Hosts: Neil & Chris
Duration: ~63 minutes
Release: 12 August 2024
Pink Floyd's The Dark Side of the Moon is one of those records that everyone claims to love, yet not everyone has really lived with. In this episode, Neil and Chris dive into the album as both wide eyed fans and late blooming converts, unpacking why this slow burning, headphone first experience still feels unsettlingly current. From teenage years spent chasing thrash metal instead of spacey concept records to finally hearing "Great Gig in the Sky" properly on vinyl, they explore how time, age and context change the way this album lands.
Along the way, Neil shares the bittersweet story of buying the 50th anniversary crystal clear vinyl, only to have a rogue light fitting crash the stylus into the middle of "Great Gig in the Sky" and scar the record forever. That accident becomes a neat metaphor for the album itself, a beautiful thing marked by fragility, mortality and the sense that everything can change in a second. Chris, meanwhile, comes to terms with the fact that he barely knew the track order, and realises that this is not background music at all, it is something you have to sit with in the dark and let engulf you.
Neil and Chris spend time on the big musical set pieces, from the clock strewn build of "Time" to the raw, wordless howl of "Great Gig in the Sky" and the swaggering odd meter groove of "Money". They talk about Gilmour's touch as something almost impossible to copy, how the smallest bends and inflections make every note feel human, and why his solos would leave these songs half finished without ever resorting to showboating. The conversation also digs into the way organs, backing vocals and stereo placement are used to surround the listener so that the record feels more like a room you step into than a series of tracks.
On the production side, they explore how recording on relatively modest tape machines, with manual faders and minimal compression, forced creative decisions that still give the album its space and warmth. There is talk of heartbeat like drum sounds sculpted from kick drums, carefully layered sound effects and the discipline it took to avoid squashing the dynamics. Alan Parsons' experience with the Beatles, his distrust of heavy compression on drums and Pink Floyd's knack for using every extra track as a storytelling tool all feed into why this record still sounds rich instead of dated.
The Dark Side of the Moon is more than a classic rock artefact, it is a concentrated meditation on being human, from birth to death and everything noisy and confusing in between. Neil and Chris tease out how songs about time slipping away, minds unravelling and systems built on greed feel even more relevant now than they did in 1973, especially as conversations about mental health and burnout have finally caught up. The album's use of ordinary voices, road crew confessions and everyday fears turns grand concepts into something deeply relatable.
By the end of the episode, you will not just know more trivia about Pink Floyd, you will probably feel a nudge to carve out an hour, close the door, put on decent headphones and treat this record like the immersive journey it was designed to be.

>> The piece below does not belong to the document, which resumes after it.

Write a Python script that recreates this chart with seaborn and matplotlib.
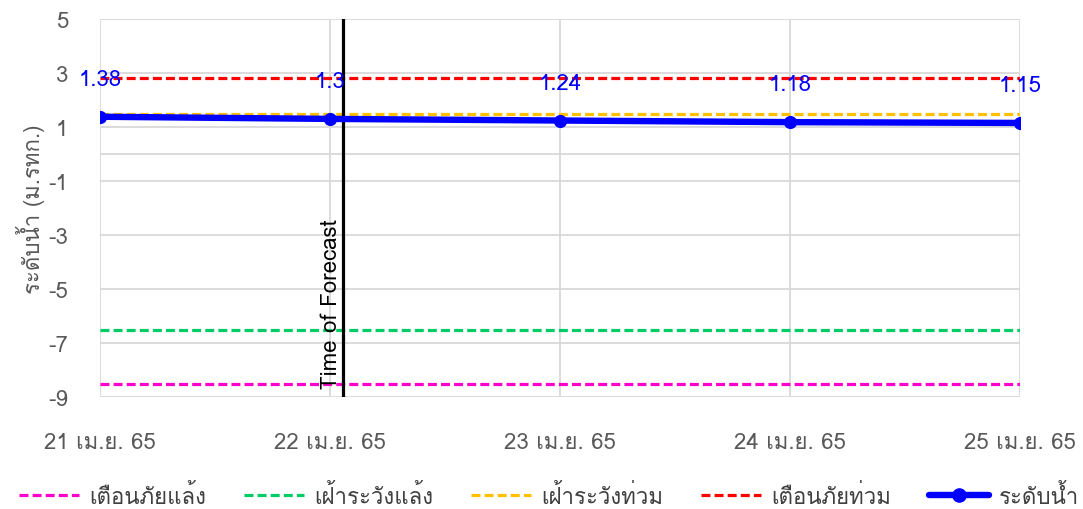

The hosts make a strong case that if you give it that level of attention, the album will quietly change how you think about time, sound and what an "album" can be.
Perfect for: Listeners who have always meant to "get round" to Dark Side of the Moon properly, fans who love production chat as much as guitar solos, and anyone who wants an excuse to switch the lights off, put on headphones and disappear into one of the most human, haunting records ever made.